We threw two parties in our little house this weekend. In our little house with an eat-in kitchen and one small living room, we gathered up 10 kids and 10 adults on Friday night for a WiiU party, and then gathered up 10 kids again on Sunday for a birthday party. And both times our little house was plenty big enough.
On Friday night, we hosted a party – or rather we invited a bunch of our friends over to our house for a party Nintendo hosted. I’ve been a brand ambassador for Nintendo for a few years now, and this was a chance for them to show off the new WiiU. They paid for a local chef to cater, showed up with beer and pop, and even thought to bring napkins. It was fantastic, and all I had to do was clean and send out emails with the date and time.
Sunday was a different story entirely. Sunday was Emma’s 8th birthday, and we’d decided to throw an artist-themed party at our house. There’s no corporate marketing crew for kids’ birthday parties, at least not one that would fit into our budget.
But here’s the great thing about kids and parties: good enough is good enough.
The house ws clean, except we didn’t mop because we knew we’d have to mop after the party anyway. And we didn’t bother with our bedroom because we could just close that door.
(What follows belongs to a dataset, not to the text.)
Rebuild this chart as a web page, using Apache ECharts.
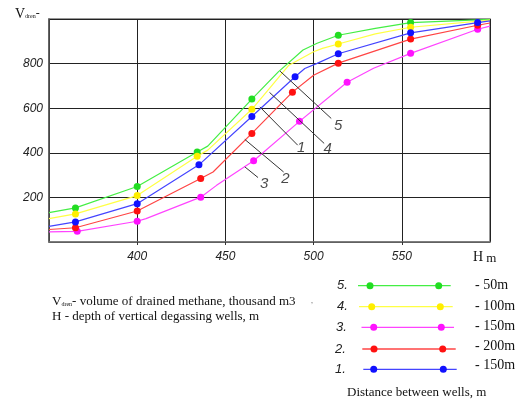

And instead of making sure all the tables were dusted, we covered them with drop cloths to protect them from paint spills.
We planned activities based on the artist theme. That included a mirror and a desk covered in face paints, paint brushes, and Q-tips. Instead of hiring a professional face painter, we let the kids go at themselves and each other, and they loved it. They turned themselves into tigers and created elaborate facial hair on their friends. Not once did they ask where the expert was.
We had cake and cupcakes, which the kids then decorated themselves with colored icing and sprinkles picked up from the dollar bin at Target. They made a ginormous mess and pretty much everyone ended up with a cupcake that looked like an exploded eyeball. The giggles and stuffed faces said they approved, and not once did they ask about ice cream or finger sandwiches or homemade cookies painted to look like crayons.
We played games and they won prizes: pencil packs, jars filled with colorful candies, over-sized pens, and those squishy balls with squishier tendrils. Only once did someone ask me about party favors, and she seemed perfectly happy when I reminded her about the prizes and the canvas she’d painted earlier.
It was all good enough: the make-shift karaoke session at the end of the party when we realized we still had an hour to go and all of our planned activities were over, the balloons stuck to the wall with painter’s tape, the folding chairs brought in for more seating.
In fact, it was more than good enough. It was fun. It was a perfect celebration of who Emma is. It was a chance for ten kids to get together outside of school and be incredibly loud but exceedingly nice to one another. It was a chance for Jared and I to interact with Emma’s friends and shake hands with their parents.
One mom told me repeatedly how much she liked our house. “It’s so bright,” she said. “It’s so simple, and not cluttered, and I just love your house.”
It was good, is what I’m saying.
And it didn’t require us to be anything but what we are and where we are.
Both parties, actually, were a great reminder that what we have to offer right now is, almost always, enough. That most people would rather connect than judge, and that life doesn’t have to be perfect to be fun.
This is something I need to hear from myself often. “It’s enough. You’re enough.” Because it’s so easy to get caught up in what I don’t have, can’t do, am not giving. It’s so easy to look around at what else I could be. But this weekend I didn’t do that.
This little house was exploding with laughter. We did our best to show our love, and our best was good enough. It usually is.